For those of us who pay for subscriptions, I want to put out a challenge to give a fair assessment to whether or not the subscriptions are adding value to your life. For those here who keep their credit info on sites where you shop for non-essentials, would withdrawing that info create a hardship for you, or would it improve your financial clarity? Do you ever ask yourself if all of this "convenience" is really benefitting us? And to clarify, I'm not anti-consumerism. I am pro-conscious choice consumerism.

Tuesday, July 14, 2026

Small-Batch Baking: The Joy of the 8-Cupcake Recipe


There is a unique kind of comfort that comes from a house filled with the warm, sweet aroma of baking cake. But for many of us -- whether we are empty-nesters, cooking for a household of one, two, or three, or simply trying to be mindful of our budgets and our waistlines -- standard baking recipes can present a real dilemma. Most traditional cupcake recipes yield two dozen cakes. In a small household, that means one is staring at (and trying to resist) those leftover cupcakes day after day.  

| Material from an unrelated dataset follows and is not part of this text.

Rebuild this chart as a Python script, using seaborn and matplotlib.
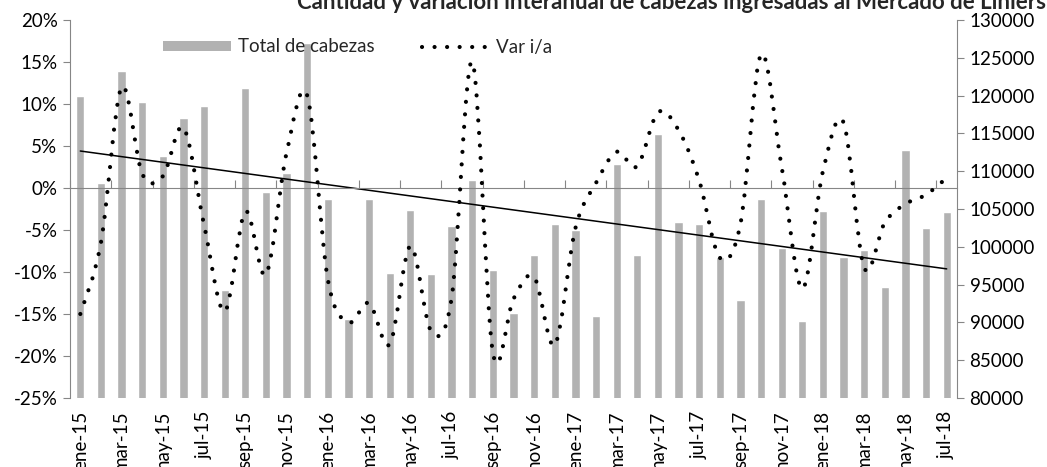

One of the pillars of frugality in the kitchen is reducing food waste. To do that, there are times when scale is the difference between enjoying abundance and throwing away excess. Understanding the scale of our circumstances allows us to make exactly what we need to bring joy to the table without creating an accidental burden.

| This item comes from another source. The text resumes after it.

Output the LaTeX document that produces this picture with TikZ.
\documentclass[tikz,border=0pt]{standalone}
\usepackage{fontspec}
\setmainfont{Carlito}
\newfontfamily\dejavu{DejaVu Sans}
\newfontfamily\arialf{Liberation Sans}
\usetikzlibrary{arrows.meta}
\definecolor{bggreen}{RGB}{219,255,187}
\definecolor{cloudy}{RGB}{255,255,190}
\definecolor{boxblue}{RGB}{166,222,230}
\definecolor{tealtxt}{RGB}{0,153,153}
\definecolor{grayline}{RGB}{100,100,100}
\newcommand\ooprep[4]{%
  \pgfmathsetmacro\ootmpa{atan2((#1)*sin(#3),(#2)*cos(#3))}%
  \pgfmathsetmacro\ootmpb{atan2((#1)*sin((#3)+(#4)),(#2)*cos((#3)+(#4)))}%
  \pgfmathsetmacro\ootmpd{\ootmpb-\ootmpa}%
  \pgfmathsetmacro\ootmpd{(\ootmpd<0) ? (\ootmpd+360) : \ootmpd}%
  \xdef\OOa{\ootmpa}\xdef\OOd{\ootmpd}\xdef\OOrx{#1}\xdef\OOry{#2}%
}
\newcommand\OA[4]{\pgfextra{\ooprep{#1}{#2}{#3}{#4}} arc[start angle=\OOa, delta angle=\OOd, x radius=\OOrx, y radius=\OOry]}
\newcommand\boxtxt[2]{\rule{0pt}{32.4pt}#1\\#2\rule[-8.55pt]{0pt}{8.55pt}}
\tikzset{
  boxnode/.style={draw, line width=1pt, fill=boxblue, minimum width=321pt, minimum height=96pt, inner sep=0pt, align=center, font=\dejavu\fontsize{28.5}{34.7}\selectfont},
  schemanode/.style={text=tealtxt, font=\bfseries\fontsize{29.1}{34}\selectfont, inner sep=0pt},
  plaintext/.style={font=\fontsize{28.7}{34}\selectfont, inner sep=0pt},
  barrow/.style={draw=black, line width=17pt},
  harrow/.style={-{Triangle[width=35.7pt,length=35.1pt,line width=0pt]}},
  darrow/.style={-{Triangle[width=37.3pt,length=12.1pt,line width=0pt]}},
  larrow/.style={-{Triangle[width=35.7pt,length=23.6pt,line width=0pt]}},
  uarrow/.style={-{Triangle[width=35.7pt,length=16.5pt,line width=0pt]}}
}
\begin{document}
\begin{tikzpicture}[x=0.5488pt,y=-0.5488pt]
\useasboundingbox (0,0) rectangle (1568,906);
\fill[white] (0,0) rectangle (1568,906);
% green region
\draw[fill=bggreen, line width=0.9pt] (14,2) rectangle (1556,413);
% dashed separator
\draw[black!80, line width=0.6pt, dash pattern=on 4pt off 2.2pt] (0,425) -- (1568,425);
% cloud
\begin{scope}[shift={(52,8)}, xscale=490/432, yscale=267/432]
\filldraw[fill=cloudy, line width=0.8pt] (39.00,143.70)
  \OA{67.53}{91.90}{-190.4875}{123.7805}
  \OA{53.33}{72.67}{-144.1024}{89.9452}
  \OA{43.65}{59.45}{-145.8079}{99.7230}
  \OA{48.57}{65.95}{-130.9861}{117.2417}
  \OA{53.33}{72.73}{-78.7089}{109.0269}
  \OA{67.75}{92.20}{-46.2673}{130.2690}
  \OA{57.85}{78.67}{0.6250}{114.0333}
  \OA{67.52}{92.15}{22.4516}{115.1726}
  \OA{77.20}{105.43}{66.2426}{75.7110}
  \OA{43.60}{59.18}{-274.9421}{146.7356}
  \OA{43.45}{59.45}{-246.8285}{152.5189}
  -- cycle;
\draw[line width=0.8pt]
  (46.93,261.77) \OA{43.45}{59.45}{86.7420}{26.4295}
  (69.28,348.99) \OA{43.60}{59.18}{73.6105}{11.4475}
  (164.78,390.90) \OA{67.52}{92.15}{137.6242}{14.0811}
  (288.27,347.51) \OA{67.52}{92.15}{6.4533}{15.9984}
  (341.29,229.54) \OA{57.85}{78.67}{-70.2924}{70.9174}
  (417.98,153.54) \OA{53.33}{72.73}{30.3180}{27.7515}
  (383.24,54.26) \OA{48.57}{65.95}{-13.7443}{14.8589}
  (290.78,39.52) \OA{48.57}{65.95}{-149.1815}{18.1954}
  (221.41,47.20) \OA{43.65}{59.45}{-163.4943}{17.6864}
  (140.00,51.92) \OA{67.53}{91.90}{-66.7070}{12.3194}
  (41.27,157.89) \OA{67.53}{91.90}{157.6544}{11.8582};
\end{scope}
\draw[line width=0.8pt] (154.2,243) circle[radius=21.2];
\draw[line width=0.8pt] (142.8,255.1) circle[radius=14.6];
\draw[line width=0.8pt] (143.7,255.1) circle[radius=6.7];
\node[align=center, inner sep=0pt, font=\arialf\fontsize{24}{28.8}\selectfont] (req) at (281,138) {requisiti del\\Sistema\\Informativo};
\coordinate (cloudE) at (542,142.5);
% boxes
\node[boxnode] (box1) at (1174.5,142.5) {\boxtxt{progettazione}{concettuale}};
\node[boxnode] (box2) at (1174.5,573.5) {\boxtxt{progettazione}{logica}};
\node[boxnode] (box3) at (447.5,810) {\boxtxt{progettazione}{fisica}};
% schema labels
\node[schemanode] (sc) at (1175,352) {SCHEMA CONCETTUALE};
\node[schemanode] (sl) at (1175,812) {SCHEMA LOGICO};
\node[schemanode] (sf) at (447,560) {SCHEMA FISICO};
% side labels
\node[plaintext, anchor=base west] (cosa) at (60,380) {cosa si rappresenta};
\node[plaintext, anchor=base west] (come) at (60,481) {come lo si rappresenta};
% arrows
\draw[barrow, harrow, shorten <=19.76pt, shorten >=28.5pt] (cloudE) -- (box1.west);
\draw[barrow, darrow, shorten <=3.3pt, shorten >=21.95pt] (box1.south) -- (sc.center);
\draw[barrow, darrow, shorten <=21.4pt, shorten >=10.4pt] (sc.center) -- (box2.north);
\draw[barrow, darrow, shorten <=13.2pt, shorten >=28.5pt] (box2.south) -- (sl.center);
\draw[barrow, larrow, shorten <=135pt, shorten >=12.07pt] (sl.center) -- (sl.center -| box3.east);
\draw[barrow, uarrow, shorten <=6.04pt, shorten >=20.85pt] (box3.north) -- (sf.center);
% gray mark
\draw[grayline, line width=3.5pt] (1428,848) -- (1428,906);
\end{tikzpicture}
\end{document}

This is why I have completely embraced small-batch baking. Today I'm opening my recipe box and sharing a simple homestyle cupcake recipe that makes exactly eight perfectly golden cupcakes.

It is the ideal amount for a quiet Sunday dessert, a small gathering with friends, or a tiny celebration that leaves nothing behind but clean plates.

This past weekend my own family was celebrating something small. It was just the four of us, but I still wanted a celebratory dessert. I could have zipped over to the store and bought a small cake. But you know me, why spend several dollars on a cake when I can bake a handful of cupcakes from scratch for about $1 and change? 


Small Batch Golden Cupcakes (yield: 8)


There's no need to pull out the stand mixer for this recipe. A medium bowl and a mixing spoon will suffice.

1/4 cup butter or shortening, softened 
3/4 cup granulated sugar
1 egg
1/2 teaspoon vanilla extract
1/2 teaspoon salt
1 1/2 teaspoons baking powder
1/2 cup milk
1 cup all-purpose flour


Preheat oven to 375 degrees F. Place cupcake liners in 8 wells of a muffin pan.

In a medium-sized bowl, cream butter and sugar. Beat in egg, then vanilla. Stir in salt and baking powder. Gradually stir in the flour alternating with the milk, beginning and ending with flour. Mix until just combined after each addition. Beat for 2 minutes, occasionally scraping the side of the bowl.

Spoon batter into prepared muffin cups. Bake for 18 to 20 minutes, until the tops spring back when gently pressed with a finger. Remove from pan right after baking. Cool on wire rack before icing.

Icing
I make a simple cocoa powder buttercream frosting. No recipe -- I just add ingredients until it looks and tastes right. I believe I use about 2 tablespoons of butter in the frosting, if that gives you a starting point. I use butter, cocoa powder, salt, powdered sugar, milk, and vanilla extract.


Small-batch baking feels incredibly liberating. It allows us the sweet homemade treats that we crave while skipping the guilt of excess. It uses ordinary pantry ingredients, like a single egg, a splash of milk, and scoop of flour. There are no extra grocery trips required, no sink full of mixing bowls and beaters to wash, and zero thought on Monday morning as to what to do with a dozen leftover cupcakes. It reminds us that abundance doesn't mean huge portions. It means creating the perfectly-sized special moment for the life we are living right now.


If your household or its appetites have scaled down, how do you handle large-portion recipes? Do you bake and freeze part for another time? Do you share your surplus with friends and neighbors? Or do you prefer to work with small-batch recipes? There is no one right answer. A baking life can entail the use of several tactics to prevent waste.